■ Given instruction ■
Copy each line in the data that includes the word "document".

■ Raw data ■
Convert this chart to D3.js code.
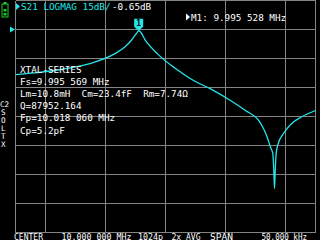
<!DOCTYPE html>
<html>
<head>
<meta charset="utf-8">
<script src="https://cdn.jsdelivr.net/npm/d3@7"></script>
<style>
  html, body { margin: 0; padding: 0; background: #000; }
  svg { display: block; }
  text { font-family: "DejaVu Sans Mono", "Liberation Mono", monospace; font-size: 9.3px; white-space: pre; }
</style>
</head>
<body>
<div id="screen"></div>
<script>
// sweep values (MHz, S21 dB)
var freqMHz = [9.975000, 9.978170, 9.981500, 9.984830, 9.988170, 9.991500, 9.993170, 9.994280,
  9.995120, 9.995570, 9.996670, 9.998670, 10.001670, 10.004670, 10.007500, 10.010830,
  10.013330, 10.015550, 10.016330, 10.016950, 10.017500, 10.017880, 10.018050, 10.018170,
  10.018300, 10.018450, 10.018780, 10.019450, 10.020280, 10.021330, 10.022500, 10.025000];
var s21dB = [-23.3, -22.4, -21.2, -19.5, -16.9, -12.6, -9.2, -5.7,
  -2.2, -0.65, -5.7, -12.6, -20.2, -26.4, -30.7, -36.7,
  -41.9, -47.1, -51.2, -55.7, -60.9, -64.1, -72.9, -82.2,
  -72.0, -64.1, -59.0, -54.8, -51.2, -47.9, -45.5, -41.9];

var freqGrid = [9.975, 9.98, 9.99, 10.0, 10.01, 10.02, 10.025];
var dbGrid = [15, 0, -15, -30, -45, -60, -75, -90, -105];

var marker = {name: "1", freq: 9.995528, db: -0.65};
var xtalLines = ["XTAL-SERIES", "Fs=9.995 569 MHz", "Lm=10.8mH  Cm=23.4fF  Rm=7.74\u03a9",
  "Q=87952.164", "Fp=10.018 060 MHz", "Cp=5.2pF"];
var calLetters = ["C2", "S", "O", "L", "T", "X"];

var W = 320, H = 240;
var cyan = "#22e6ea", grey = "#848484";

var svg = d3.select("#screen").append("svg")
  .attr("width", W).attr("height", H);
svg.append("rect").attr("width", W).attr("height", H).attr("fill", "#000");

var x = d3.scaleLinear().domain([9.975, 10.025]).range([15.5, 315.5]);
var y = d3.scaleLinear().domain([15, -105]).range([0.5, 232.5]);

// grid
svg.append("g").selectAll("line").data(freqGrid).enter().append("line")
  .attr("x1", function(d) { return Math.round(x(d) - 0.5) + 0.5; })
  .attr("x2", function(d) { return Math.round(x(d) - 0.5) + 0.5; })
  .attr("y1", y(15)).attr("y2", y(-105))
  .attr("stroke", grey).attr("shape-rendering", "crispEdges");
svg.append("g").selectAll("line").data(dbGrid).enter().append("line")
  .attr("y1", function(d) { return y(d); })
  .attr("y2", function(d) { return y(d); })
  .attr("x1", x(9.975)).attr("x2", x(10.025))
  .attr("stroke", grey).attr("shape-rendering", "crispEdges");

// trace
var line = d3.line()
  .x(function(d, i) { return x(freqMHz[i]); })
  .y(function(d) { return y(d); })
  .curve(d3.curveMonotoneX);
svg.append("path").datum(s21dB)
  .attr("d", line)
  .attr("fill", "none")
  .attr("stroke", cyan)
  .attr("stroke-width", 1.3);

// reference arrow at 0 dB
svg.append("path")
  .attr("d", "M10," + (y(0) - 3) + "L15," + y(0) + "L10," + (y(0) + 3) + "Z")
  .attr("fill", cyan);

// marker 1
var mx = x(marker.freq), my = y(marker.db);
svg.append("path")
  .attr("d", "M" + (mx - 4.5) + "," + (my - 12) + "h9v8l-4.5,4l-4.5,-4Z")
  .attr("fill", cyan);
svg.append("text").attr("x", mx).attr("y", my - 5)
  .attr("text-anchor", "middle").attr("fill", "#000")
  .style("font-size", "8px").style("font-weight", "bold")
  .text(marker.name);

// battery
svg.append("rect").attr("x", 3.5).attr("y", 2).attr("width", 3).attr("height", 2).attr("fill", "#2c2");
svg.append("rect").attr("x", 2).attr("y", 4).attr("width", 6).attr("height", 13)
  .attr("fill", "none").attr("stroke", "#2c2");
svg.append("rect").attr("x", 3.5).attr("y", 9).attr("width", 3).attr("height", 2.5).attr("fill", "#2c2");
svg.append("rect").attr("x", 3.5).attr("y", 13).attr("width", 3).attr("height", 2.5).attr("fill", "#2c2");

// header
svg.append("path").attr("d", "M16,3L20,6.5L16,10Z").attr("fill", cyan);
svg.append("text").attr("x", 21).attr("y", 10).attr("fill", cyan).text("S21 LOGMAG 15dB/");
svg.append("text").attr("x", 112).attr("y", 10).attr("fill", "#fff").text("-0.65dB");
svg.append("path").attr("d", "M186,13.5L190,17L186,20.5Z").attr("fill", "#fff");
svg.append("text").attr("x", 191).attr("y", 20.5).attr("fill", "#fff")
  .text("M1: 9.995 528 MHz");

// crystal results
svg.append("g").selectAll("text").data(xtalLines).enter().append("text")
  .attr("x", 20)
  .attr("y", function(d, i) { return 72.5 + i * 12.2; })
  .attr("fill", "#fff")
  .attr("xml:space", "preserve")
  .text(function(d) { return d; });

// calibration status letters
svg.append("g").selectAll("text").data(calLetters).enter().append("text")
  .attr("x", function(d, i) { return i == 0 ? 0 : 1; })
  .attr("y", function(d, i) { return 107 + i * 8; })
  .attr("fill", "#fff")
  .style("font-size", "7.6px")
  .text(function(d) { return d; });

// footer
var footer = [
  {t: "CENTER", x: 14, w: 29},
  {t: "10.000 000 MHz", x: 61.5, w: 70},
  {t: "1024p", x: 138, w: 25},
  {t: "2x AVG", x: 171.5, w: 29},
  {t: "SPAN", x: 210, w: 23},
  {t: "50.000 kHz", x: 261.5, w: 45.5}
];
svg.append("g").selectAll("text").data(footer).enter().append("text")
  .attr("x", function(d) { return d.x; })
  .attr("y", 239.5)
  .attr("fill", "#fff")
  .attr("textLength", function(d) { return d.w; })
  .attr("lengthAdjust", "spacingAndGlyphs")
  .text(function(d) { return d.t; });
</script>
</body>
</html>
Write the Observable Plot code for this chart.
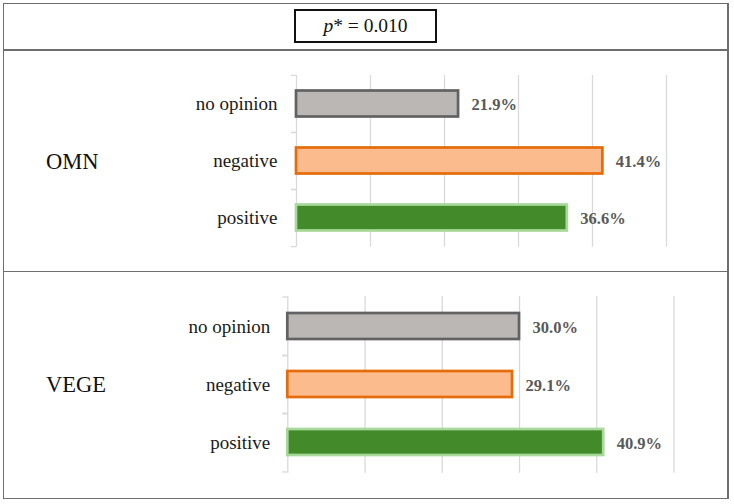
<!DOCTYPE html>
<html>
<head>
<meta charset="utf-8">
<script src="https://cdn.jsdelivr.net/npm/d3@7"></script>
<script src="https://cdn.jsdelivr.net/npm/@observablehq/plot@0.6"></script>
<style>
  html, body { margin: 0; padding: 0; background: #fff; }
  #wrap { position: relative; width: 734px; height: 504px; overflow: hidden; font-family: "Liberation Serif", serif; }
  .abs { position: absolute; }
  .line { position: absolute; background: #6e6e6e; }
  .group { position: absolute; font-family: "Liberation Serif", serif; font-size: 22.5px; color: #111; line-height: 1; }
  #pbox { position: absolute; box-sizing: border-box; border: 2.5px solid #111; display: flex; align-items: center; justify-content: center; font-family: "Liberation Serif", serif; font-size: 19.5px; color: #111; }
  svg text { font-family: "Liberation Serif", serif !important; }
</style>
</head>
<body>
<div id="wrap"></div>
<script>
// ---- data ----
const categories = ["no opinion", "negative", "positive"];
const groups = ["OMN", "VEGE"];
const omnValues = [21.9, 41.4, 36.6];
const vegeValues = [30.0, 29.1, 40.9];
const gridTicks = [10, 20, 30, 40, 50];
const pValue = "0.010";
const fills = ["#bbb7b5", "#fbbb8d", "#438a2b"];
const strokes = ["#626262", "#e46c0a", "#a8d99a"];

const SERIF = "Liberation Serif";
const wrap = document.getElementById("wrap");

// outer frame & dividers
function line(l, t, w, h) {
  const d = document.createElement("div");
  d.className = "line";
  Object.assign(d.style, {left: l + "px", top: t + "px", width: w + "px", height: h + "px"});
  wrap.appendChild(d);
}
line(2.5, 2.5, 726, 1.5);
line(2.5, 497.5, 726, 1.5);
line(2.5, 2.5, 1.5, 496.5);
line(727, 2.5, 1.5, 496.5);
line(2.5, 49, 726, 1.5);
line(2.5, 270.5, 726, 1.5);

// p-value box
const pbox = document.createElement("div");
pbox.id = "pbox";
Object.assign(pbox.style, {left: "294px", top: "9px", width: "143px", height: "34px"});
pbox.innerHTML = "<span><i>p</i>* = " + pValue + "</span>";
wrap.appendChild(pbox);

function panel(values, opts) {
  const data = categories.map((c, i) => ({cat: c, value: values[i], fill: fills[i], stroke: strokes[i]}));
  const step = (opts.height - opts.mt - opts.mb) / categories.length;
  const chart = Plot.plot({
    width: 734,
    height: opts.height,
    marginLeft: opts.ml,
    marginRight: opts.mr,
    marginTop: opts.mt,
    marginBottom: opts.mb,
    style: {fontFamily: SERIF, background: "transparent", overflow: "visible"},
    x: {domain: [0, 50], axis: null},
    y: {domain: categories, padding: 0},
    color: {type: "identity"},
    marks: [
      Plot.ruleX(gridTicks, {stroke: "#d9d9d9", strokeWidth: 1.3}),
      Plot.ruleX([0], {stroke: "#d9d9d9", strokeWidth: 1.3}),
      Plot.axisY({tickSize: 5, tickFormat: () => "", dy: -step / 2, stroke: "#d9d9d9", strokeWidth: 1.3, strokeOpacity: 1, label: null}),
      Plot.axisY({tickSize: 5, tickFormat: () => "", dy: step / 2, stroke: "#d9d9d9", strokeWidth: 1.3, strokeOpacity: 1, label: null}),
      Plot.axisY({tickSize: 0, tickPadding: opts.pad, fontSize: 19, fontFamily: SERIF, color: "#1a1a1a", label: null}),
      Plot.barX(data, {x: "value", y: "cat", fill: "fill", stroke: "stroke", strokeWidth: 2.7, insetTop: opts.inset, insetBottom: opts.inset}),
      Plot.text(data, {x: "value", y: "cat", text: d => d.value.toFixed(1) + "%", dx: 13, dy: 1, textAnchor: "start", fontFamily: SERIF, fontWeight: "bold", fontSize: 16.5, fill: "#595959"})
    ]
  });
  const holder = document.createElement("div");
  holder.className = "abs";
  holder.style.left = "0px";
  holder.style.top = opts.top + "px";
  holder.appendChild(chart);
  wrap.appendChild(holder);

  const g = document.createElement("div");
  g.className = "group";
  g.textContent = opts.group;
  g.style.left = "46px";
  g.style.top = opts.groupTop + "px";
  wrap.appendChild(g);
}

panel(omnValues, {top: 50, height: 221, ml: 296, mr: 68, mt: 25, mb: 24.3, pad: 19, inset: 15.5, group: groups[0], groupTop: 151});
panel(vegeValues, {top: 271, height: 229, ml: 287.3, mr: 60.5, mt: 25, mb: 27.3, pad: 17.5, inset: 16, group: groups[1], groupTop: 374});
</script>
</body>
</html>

---

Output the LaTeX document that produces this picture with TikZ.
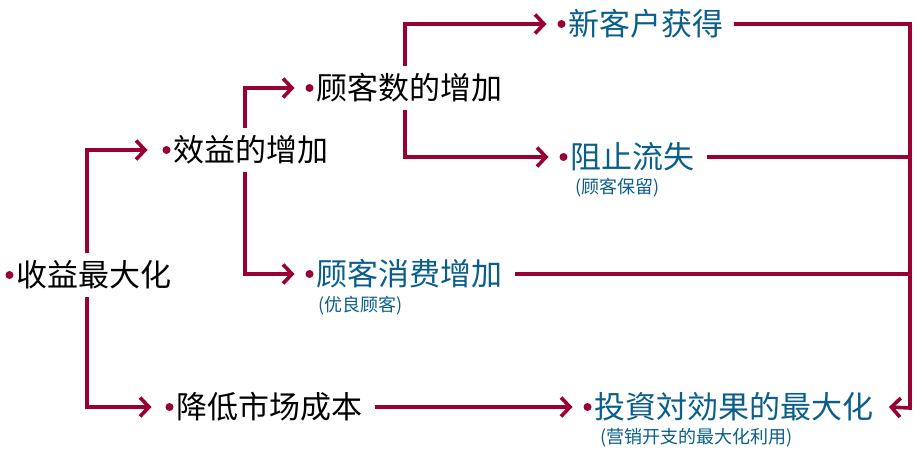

==

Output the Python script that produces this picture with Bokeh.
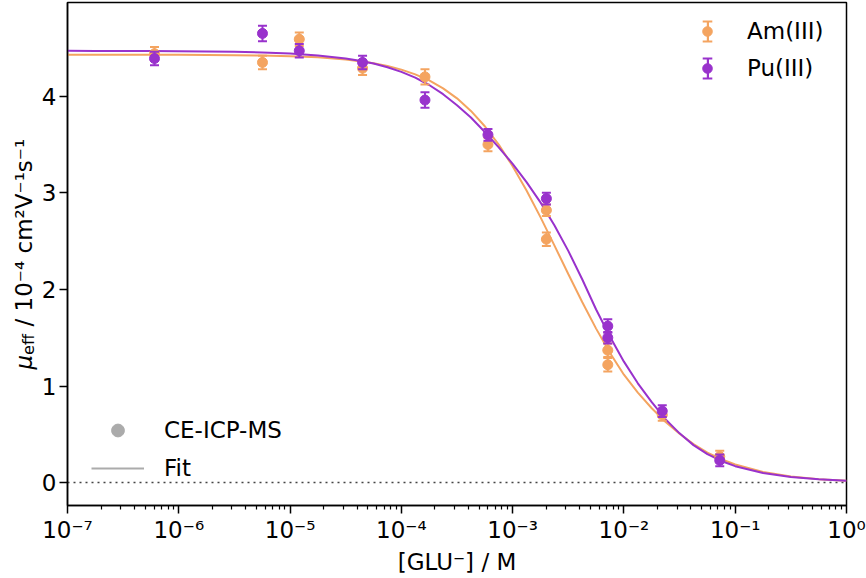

■ Output below ■
const wrap = document.getElementById("wrap");
  const d = document.createElement("div");
const pbox = document.createElement("div");
  const holder = document.createElement("div");
  const g = document.createElement("div");
Output the LaTeX document that produces this picture with TikZ.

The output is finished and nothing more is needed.